In today’s case (Chandi v. Atwell) the infant Plaintiff was severely injured in a 2004 collision.  The case settled for $900,000 plus costs and disbursements.  Following settlement ICBC took issue with many of the Plaintiff’s disbursements.  The parties had these assessed by the BC Supreme Court.  While some reductions were made the Court ultimately upheld many of the Plaintiff’s disbursements including a medico-legal assessment which alone cost almost $17,000.
The Plaintiff incurred over $25,000 in disbursement interest.  In allowing this expense the Court provided a useful summary of the law at paragraph 71 of the reasons for judgement with District Registrar Cameron coming to the following conclusion:
[73]         While the current state of the law mandates that I make some allowance for the interest expense in my view I am not bound to award full indemnity for the amount of interest charged to the Plaintiff. I am not bound by Basi v. Atwal and with the greatest of respect I decline to follow it.
[74]         In the law of costs it is still only in the relatively rare case that full indemnity is provided to the successful party. Only disbursements that are necessary and reasonable in amount are recoverable.

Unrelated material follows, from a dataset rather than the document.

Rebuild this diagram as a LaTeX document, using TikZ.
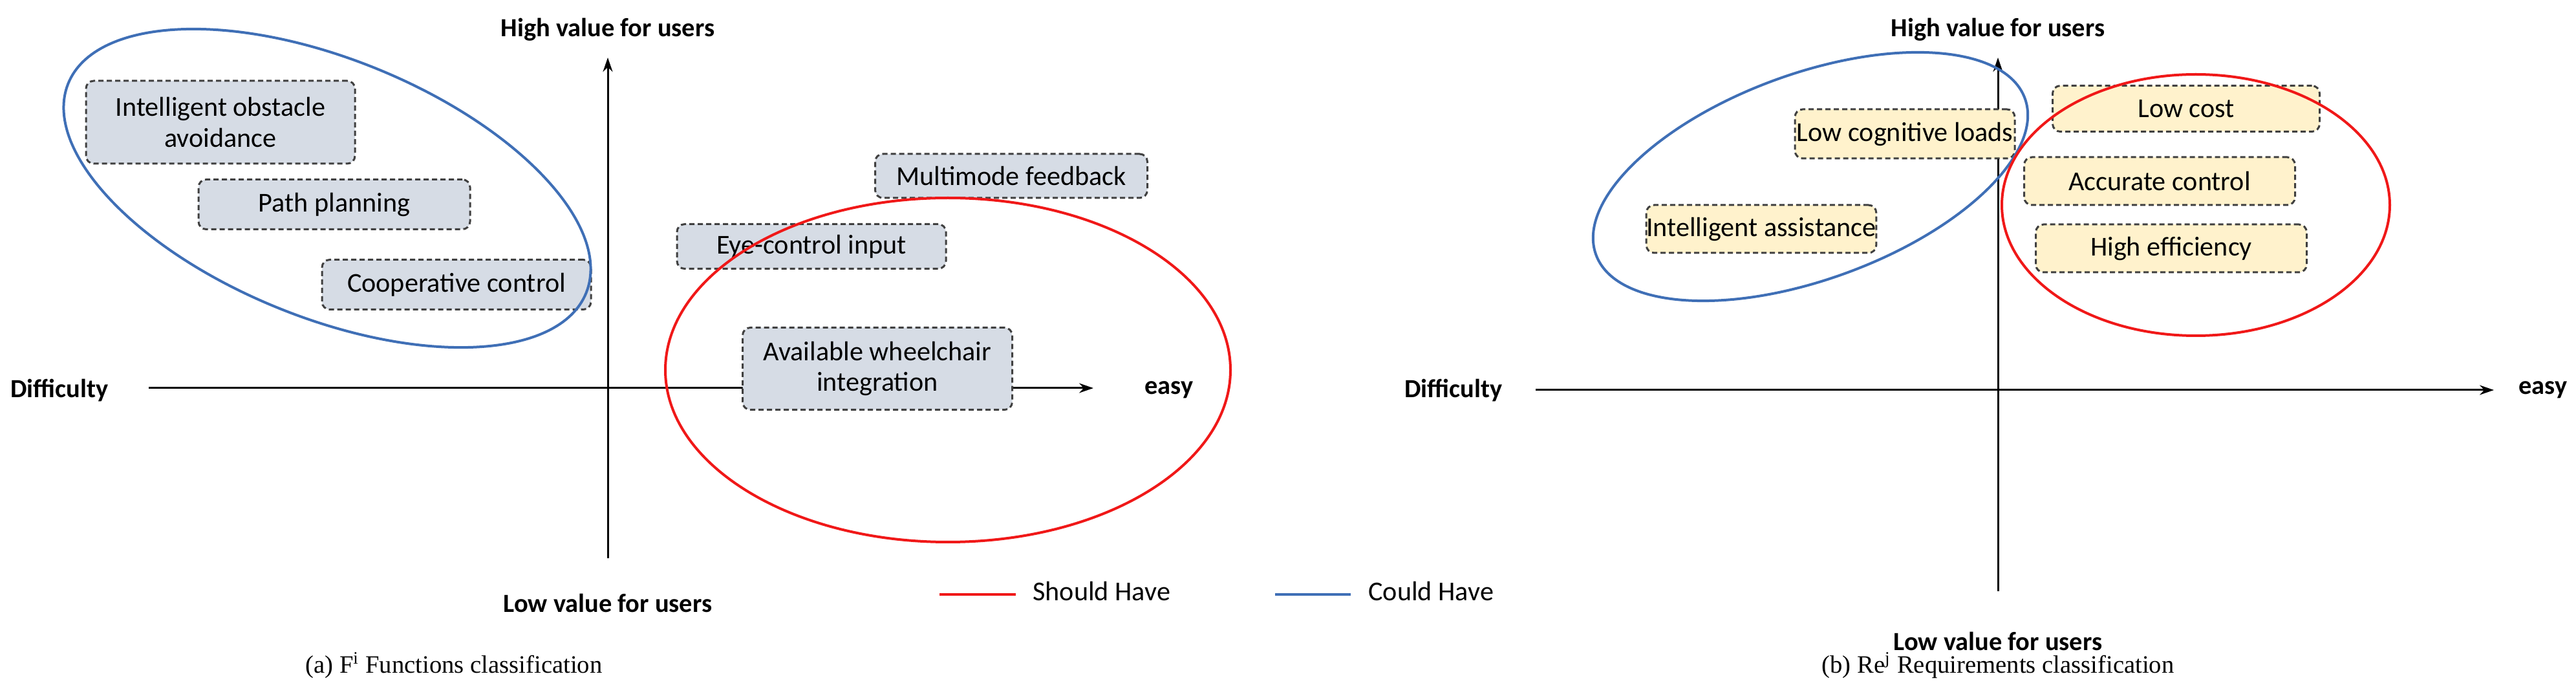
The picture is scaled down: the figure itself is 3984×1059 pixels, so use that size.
\documentclass[tikz,border=0pt]{standalone}
\usepackage{fontspec}
\setmainfont{Carlito}
\newfontfamily\capfont{Liberation Serif}
\usetikzlibrary{arrows.meta}
\definecolor{bfill}{HTML}{D6DCE5}
\definecolor{yfill}{HTML}{FFF2CC}
\definecolor{cblue}{HTML}{3F6FB6}
\definecolor{cred}{HTML}{F01818}
\begin{document}
\begin{tikzpicture}[x=0.1mm,y=-0.1mm,
  box/.style={draw=black!75,dashed,dash pattern=on 0.8mm off 0.5mm,line width=0.3mm,rounded corners=1.2mm,align=center,font=\fontsize{12}{13.5}\selectfont,inner sep=0pt},
  lbl/.style={font=\bfseries\fontsize{11.5}{13}\selectfont},
  axis/.style={line width=0.3mm,-{Stealth[length=2.2mm,width=1.5mm]}},
  ell/.style={line width=0.4mm},
  capt/.style={font=\capfont\fontsize{11}{13}\selectfont}]
\useasboundingbox (0,0) rectangle (3984,1059);
% ---------- left panel
\coordinate (lxs) at (230,600); \coordinate (lxe) at (1691,600);
\coordinate (lys) at (940,863); \coordinate (lye) at (940,89);
\draw[axis] (lxs) -- (lxe);
\draw[axis] (lys) -- (lye);
\node[lbl] (lhigh) at (940,46) {High value for users};
\node[lbl] (llow) at (940,932) {Low value for users};
\node[lbl] (ldiff) at (92,603) {Difficulty};
\node[lbl] (leasy) at (1808,603) {easy};
\node[box,fill=bfill,minimum width=41.6mm,minimum height=12.8mm] (b1) at (341,189) {Intelligent obstacle\\avoidance};
\node[box,fill=bfill,minimum width=42mm,minimum height=7.7mm] (b2) at (517,316) {Path planning};
\node[box,fill=bfill,minimum width=41.6mm,minimum height=7.7mm] (b3) at (706,440) {Cooperative control};
\node[box,fill=bfill,minimum width=42.1mm,minimum height=6.8mm] (b4) at (1564,272) {Multimode feedback};
\node[box,fill=bfill,minimum width=41.6mm,minimum height=6.9mm] (b5) at (1255,381) {Eye-control input};
\node[box,fill=bfill,minimum width=41.7mm,minimum height=12.7mm] (b6) at (1357,570) {Available wheelchair\\integration};
\draw[ell,cblue] (506,291) ellipse [x radius=432,y radius=200,rotate=-22];
\draw[ell,cred] (1466,572) ellipse [x radius=437,y radius=266];
% legend
\coordinate (r1) at (1453,919); \coordinate (r2) at (1571,919);
\coordinate (u1) at (1972,919); \coordinate (u2) at (2089,919);
\draw[line width=0.45mm,cred] (r1) -- (r2);
\draw[line width=0.45mm,cblue] (u1) -- (u2);
\node[anchor=west,font=\fontsize{12}{13}\selectfont] (sh) at (1585,914) {Should Have};
\node[anchor=west,font=\fontsize{12}{13}\selectfont] (ch) at (2104,914) {Could Have};
\node[capt] (capa) at (702,1029) {(a) F\textsuperscript{i} Functions classification};
% ---------- right panel
\coordinate (rxs) at (2375,603); \coordinate (rxe) at (3857,603);
\coordinate (rys) at (3090,914); \coordinate (rye) at (3090,89);
\draw[axis] (rxs) -- (rxe);
\draw[axis] (rys) -- (rye);
\node[lbl] (rhigh) at (3090,46) {High value for users};
\node[lbl] (rlow) at (3090,991) {Low value for users};
\node[lbl] (rdiff) at (2248,603) {Difficulty};
\node[lbl] (reasy) at (3933,603) {easy};
\node[box,fill=yfill,minimum width=34mm,minimum height=7.6mm] (c1) at (2946,207) {Low cognitive loads};
\node[box,fill=yfill,minimum width=35mm,minimum height=7.4mm] (c2) at (2724,354) {Intelligent assistance};
\node[box,fill=yfill,minimum width=41.3mm,minimum height=7.1mm] (c3) at (3381,168) {Low cost};
\node[box,fill=yfill,minimum width=41.9mm,minimum height=7.4mm] (c4) at (3340,280) {Accurate control};
\node[box,fill=yfill,minimum width=41.9mm,minimum height=7.4mm] (c5) at (3358,384) {High efficiency};
\draw[ell,cblue] (2800,273) ellipse [x radius=353,y radius=159,rotate=20];
\draw[ell,cred] (3396,317) ellipse [x radius=300,y radius=202];
\node[capt] (capb) at (3090,1029) {(b) Re\textsuperscript{j} Requirements classification};
\end{tikzpicture}
\end{document}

[75]         In my view the Registrar should endeavour, wherever possible, in assessing the amount to allow for a specific type of disbursement to strive for consistency unless the application of that principle would work a real hardship or unfairness in a particular case. To attain that consistency I will make an allowance for disbursement interest based upon Registrar’s rates with the calculation of the total amount to be akin to the calculation of interest payable on special damages pursuant to the relevant provisions of Court Order Interest Act.
For more on this topic you can click here to accessed my archived ‘interest on disbursement’ posts.  This case is also worth reviewing for the Court’s comments at paragraphs 49-53 on ‘transcription fees‘ finding that this is a disbursement of convenience, not necessity, and therefore not allowable.